▶ **Description of the task**: Starting with the first line of the data below, copy each line up to and including the one containing "(0,0) rectangle (720,540);". Pictures stay out.

▶ **Data extract**:
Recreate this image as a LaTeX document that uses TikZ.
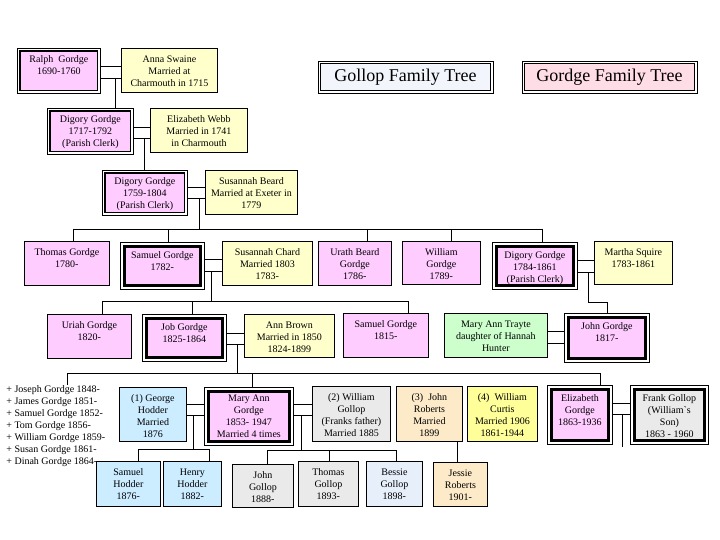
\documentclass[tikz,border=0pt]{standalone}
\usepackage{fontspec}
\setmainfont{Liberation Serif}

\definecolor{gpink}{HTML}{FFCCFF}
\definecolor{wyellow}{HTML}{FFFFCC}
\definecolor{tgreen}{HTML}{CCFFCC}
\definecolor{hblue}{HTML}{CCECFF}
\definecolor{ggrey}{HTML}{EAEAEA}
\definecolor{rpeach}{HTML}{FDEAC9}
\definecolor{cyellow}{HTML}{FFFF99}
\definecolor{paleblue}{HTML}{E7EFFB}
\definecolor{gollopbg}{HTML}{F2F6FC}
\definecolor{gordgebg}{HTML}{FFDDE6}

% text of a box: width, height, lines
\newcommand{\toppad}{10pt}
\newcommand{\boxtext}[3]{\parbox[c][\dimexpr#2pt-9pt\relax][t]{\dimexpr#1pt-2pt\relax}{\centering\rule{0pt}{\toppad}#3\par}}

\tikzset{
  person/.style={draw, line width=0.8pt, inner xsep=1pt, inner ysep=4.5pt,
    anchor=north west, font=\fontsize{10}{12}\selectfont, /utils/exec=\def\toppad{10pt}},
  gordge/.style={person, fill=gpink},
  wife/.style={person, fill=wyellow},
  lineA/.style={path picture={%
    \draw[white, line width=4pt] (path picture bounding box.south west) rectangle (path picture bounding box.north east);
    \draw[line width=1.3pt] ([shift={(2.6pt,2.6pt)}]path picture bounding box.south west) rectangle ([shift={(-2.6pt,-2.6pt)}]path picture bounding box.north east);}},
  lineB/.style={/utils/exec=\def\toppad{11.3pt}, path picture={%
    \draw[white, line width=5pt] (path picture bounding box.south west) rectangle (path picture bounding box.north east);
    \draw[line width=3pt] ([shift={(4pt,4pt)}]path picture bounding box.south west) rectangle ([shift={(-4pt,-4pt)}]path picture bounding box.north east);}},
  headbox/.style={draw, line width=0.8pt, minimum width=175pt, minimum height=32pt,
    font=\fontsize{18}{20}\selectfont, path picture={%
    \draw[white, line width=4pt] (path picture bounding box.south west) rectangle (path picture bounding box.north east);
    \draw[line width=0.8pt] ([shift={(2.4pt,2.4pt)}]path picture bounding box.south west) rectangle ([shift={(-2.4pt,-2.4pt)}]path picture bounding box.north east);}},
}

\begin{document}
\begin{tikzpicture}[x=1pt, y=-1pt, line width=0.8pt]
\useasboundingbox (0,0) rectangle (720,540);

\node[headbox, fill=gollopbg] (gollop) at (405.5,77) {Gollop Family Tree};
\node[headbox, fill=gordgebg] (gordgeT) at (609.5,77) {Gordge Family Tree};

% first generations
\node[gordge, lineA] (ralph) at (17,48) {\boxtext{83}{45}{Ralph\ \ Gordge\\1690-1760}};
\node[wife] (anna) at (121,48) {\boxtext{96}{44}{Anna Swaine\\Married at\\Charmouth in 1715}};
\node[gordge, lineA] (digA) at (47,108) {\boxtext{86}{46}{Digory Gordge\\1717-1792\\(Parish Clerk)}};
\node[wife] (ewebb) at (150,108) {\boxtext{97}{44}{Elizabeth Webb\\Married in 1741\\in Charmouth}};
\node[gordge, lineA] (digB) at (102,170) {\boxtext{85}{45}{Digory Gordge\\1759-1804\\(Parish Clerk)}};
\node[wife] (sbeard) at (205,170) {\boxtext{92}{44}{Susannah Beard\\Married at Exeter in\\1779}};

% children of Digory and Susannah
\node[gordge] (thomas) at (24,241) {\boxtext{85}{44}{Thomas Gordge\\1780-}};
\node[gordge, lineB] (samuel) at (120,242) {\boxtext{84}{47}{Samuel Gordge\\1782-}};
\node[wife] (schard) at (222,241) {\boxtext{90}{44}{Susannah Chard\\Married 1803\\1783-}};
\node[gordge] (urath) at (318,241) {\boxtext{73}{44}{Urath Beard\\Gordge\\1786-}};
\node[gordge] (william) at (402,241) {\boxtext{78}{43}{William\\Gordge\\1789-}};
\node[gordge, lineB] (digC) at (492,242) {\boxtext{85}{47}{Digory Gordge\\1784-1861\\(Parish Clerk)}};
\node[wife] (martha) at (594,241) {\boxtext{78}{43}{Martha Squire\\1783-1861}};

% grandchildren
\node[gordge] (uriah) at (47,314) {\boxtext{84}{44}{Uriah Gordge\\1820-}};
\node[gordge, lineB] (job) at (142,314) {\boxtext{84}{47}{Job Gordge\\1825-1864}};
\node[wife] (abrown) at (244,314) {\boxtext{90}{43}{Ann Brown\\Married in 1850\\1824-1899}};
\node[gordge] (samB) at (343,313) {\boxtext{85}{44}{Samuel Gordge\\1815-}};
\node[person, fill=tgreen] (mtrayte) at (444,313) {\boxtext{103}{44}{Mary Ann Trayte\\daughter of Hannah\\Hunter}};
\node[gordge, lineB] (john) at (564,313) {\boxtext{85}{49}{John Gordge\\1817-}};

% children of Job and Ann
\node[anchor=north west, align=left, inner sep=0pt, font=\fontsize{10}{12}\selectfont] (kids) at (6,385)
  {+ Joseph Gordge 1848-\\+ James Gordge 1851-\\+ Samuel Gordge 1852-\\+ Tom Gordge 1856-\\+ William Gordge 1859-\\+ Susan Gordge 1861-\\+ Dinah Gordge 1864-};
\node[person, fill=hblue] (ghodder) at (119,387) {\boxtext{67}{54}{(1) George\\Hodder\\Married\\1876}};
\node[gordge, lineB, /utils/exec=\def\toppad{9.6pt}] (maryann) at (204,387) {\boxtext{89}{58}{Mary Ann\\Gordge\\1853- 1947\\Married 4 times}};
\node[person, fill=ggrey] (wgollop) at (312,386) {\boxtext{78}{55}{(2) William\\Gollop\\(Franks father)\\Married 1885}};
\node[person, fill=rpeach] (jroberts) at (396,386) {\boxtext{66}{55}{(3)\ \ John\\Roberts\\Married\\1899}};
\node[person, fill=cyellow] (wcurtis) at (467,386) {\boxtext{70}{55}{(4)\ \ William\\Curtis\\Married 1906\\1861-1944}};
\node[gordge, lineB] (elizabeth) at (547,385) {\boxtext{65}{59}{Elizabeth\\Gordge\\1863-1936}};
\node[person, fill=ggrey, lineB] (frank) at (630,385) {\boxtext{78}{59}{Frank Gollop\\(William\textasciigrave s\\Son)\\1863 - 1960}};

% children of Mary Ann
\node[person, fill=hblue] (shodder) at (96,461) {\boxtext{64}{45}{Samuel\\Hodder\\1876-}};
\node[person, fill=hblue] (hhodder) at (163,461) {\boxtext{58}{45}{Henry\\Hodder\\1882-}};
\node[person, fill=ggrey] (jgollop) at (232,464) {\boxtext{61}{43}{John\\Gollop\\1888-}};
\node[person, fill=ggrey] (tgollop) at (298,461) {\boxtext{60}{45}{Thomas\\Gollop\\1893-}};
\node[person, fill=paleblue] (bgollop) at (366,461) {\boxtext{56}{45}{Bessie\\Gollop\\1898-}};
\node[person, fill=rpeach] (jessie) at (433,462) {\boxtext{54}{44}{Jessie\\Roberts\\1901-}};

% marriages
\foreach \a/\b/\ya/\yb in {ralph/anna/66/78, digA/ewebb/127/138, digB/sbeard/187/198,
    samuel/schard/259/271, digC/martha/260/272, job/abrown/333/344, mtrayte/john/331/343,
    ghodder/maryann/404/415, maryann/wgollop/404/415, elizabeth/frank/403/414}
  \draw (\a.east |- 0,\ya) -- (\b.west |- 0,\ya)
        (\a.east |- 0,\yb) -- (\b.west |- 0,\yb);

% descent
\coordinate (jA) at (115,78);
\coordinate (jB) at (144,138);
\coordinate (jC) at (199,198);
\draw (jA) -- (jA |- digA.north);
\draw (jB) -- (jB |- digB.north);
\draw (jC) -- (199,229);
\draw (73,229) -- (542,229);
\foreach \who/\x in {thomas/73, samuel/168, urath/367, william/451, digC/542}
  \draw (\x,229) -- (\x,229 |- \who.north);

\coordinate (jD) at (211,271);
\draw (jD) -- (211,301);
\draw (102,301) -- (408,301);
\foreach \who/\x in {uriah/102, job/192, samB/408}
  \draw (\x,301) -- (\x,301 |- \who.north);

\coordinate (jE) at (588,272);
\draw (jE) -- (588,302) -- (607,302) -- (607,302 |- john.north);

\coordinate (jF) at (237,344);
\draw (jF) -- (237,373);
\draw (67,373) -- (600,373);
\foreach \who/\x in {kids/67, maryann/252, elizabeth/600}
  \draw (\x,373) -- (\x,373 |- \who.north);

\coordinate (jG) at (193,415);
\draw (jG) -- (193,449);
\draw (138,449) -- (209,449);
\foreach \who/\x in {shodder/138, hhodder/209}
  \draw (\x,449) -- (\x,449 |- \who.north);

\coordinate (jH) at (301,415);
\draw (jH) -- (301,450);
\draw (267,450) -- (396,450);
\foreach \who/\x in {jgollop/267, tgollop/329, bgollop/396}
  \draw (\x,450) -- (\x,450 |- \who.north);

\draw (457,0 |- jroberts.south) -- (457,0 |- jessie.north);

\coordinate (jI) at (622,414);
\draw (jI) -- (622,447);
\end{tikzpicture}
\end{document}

▶ **Reply**:
Recreate this image as a LaTeX document that uses TikZ.
\documentclass[tikz,border=0pt]{standalone}
\usepackage{fontspec}
\setmainfont{Liberation Serif}

\definecolor{gpink}{HTML}{FFCCFF}
\definecolor{wyellow}{HTML}{FFFFCC}
\definecolor{tgreen}{HTML}{CCFFCC}
\definecolor{hblue}{HTML}{CCECFF}
\definecolor{ggrey}{HTML}{EAEAEA}
\definecolor{rpeach}{HTML}{FDEAC9}
\definecolor{cyellow}{HTML}{FFFF99}
\definecolor{paleblue}{HTML}{E7EFFB}
\definecolor{gollopbg}{HTML}{F2F6FC}
\definecolor{gordgebg}{HTML}{FFDDE6}

% text of a box: width, height, lines
\newcommand{\toppad}{10pt}
\newcommand{\boxtext}[3]{\parbox[c][\dimexpr#2pt-9pt\relax][t]{\dimexpr#1pt-2pt\relax}{\centering\rule{0pt}{\toppad}#3\par}}

\tikzset{
  person/.style={draw, line width=0.8pt, inner xsep=1pt, inner ysep=4.5pt,
    anchor=north west, font=\fontsize{10}{12}\selectfont, /utils/exec=\def\toppad{10pt}},
  gordge/.style={person, fill=gpink},
  wife/.style={person, fill=wyellow},
  lineA/.style={path picture={%
    \draw[white, line width=4pt] (path picture bounding box.south west) rectangle (path picture bounding box.north east);
    \draw[line width=1.3pt] ([shift={(2.6pt,2.6pt)}]path picture bounding box.south west) rectangle ([shift={(-2.6pt,-2.6pt)}]path picture bounding box.north east);}},
  lineB/.style={/utils/exec=\def\toppad{11.3pt}, path picture={%
    \draw[white, line width=5pt] (path picture bounding box.south west) rectangle (path picture bounding box.north east);
    \draw[line width=3pt] ([shift={(4pt,4pt)}]path picture bounding box.south west) rectangle ([shift={(-4pt,-4pt)}]path picture bounding box.north east);}},
  headbox/.style={draw, line width=0.8pt, minimum width=175pt, minimum height=32pt,
    font=\fontsize{18}{20}\selectfont, path picture={%
    \draw[white, line width=4pt] (path picture bounding box.south west) rectangle (path picture bounding box.north east);
    \draw[line width=0.8pt] ([shift={(2.4pt,2.4pt)}]path picture bounding box.south west) rectangle ([shift={(-2.4pt,-2.4pt)}]path picture bounding box.north east);}},
}

\begin{document}
\begin{tikzpicture}[x=1pt, y=-1pt, line width=0.8pt]
\useasboundingbox (0,0) rectangle (720,540);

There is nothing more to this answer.